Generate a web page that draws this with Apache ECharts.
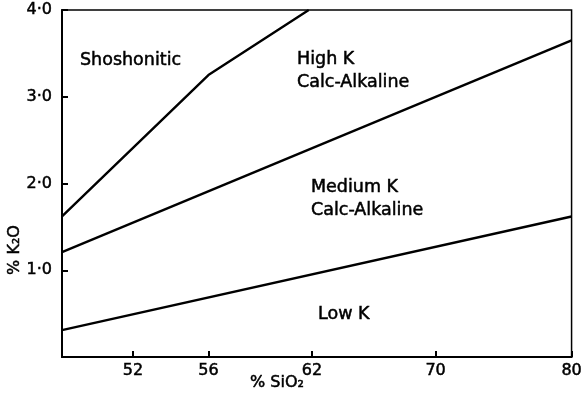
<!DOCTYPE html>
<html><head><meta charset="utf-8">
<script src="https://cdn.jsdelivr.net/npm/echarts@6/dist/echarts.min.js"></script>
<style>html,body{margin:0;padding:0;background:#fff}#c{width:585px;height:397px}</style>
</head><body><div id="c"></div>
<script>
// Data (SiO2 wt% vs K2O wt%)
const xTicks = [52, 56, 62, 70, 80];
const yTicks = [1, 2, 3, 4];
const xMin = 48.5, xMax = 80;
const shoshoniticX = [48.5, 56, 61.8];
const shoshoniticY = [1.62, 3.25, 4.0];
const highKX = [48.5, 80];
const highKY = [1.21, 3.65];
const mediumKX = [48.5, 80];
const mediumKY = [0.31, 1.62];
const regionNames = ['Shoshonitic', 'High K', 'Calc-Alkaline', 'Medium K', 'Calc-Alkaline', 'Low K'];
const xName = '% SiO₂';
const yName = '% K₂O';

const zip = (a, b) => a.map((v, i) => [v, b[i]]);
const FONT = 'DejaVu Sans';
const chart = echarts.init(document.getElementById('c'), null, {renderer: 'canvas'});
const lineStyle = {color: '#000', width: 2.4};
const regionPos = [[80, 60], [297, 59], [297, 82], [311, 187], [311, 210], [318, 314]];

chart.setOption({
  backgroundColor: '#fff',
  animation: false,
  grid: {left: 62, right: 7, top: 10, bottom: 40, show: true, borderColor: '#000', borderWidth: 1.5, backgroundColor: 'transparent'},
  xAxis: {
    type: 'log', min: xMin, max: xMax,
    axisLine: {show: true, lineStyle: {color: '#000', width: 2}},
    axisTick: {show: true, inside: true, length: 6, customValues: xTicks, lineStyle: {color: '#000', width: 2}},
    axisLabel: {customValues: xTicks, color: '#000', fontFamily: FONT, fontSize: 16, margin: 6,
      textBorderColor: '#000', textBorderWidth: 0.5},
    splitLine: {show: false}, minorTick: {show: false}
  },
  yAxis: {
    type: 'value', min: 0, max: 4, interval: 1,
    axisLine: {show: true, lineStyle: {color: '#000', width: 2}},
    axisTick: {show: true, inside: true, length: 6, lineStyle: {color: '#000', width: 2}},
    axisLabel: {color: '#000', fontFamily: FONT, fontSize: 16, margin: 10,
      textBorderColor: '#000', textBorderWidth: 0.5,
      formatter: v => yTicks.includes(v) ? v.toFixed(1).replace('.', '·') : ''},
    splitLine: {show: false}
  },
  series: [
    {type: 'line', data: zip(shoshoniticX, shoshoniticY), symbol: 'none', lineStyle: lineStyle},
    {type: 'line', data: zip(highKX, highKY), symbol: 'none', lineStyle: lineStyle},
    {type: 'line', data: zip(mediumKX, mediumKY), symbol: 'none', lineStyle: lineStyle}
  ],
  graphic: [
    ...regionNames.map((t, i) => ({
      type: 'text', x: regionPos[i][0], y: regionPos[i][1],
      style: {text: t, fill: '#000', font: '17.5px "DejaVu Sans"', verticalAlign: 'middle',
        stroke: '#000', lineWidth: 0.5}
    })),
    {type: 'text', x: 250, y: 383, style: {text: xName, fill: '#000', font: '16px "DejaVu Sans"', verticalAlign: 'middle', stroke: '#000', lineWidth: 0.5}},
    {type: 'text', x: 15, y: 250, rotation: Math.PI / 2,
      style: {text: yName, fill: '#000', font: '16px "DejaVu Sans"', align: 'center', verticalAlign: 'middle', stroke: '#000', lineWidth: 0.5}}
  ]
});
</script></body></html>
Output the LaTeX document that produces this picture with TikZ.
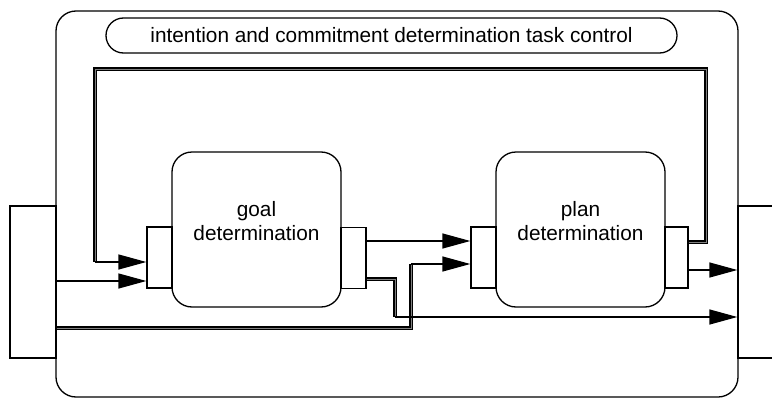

• • • • •

■ What is expected
The data above needs to be retyped exactly, with the images left out.

■ Correct answer
Generate a web page that draws this with Apache ECharts.
<!DOCTYPE html>
<html><head><meta charset="utf-8">
<script src="https://cdn.jsdelivr.net/npm/echarts@6/dist/echarts.min.js"></script>
<style>html,body{margin:0;padding:0;background:#fff}#c{width:585px;height:397px}</style>
</head><body><div id="c"></div>
<script>
// Data (SiO2 wt% vs K2O wt%)
const xTicks = [52, 56, 62, 70, 80];
const yTicks = [1, 2, 3, 4];
const xMin = 48.5, xMax = 80;
const shoshoniticX = [48.5, 56, 61.8];
const shoshoniticY = [1.62, 3.25, 4.0];
const highKX = [48.5, 80];
const highKY = [1.21, 3.65];
const mediumKX = [48.5, 80];
const mediumKY = [0.31, 1.62];
const regionNames = ['Shoshonitic', 'High K', 'Calc-Alkaline', 'Medium K', 'Calc-Alkaline', 'Low K'];
const xName = '% SiO₂';
const yName = '% K₂O';

const zip = (a, b) => a.map((v, i) => [v, b[i]]);
const FONT = 'DejaVu Sans';
const chart = echarts.init(document.getElementById('c'), null, {renderer: 'canvas'});
const lineStyle = {color: '#000', width: 2.4};
const regionPos = [[80, 60], [297, 59], [297, 82], [311, 187], [311, 210], [318, 314]];

chart.setOption({
  backgroundColor: '#fff',
  animation: false,
  grid: {left: 62, right: 7, top: 10, bottom: 40, show: true, borderColor: '#000', borderWidth: 1.5, backgroundColor: 'transparent'},
  xAxis: {
    type: 'log', min: xMin, max: xMax,
    axisLine: {show: true, lineStyle: {color: '#000', width: 2}},
    axisTick: {show: true, inside: true, length: 6, customValues: xTicks, lineStyle: {color: '#000', width: 2}},
    axisLabel: {customValues: xTicks, color: '#000', fontFamily: FONT, fontSize: 16, margin: 6,
      textBorderColor: '#000', textBorderWidth: 0.5},
    splitLine: {show: false}, minorTick: {show: false}
  },
  yAxis: {
    type: 'value', min: 0, max: 4, interval: 1,
    axisLine: {show: true, lineStyle: {color: '#000', width: 2}},
    axisTick: {show: true, inside: true, length: 6, lineStyle: {color: '#000', width: 2}},
    axisLabel: {color: '#000', fontFamily: FONT, fontSize: 16, margin: 10,
      textBorderColor: '#000', textBorderWidth: 0.5,
      formatter: v => yTicks.includes(v) ? v.toFixed(1).replace('.', '·') : ''},
    splitLine: {show: false}
  },
  series: [
    {type: 'line', data: zip(shoshoniticX, shoshoniticY), symbol: 'none', lineStyle: lineStyle},
    {type: 'line', data: zip(highKX, highKY), symbol: 'none', lineStyle: lineStyle},
    {type: 'line', data: zip(mediumKX, mediumKY), symbol: 'none', lineStyle: lineStyle}
  ],
  graphic: [
    ...regionNames.map((t, i) => ({
      type: 'text', x: regionPos[i][0], y: regionPos[i][1],
      style: {text: t, fill: '#000', font: '17.5px "DejaVu Sans"', verticalAlign: 'middle',
        stroke: '#000', lineWidth: 0.5}
    })),
    {type: 'text', x: 250, y: 383, style: {text: xName, fill: '#000', font: '16px "DejaVu Sans"', verticalAlign: 'middle', stroke: '#000', lineWidth: 0.5}},
    {type: 'text', x: 15, y: 250, rotation: Math.PI / 2,
      style: {text: yName, fill: '#000', font: '16px "DejaVu Sans"', align: 'center', verticalAlign: 'middle', stroke: '#000', lineWidth: 0.5}}
  ]
});
</script></body></html>
Output the LaTeX document that produces this picture with TikZ.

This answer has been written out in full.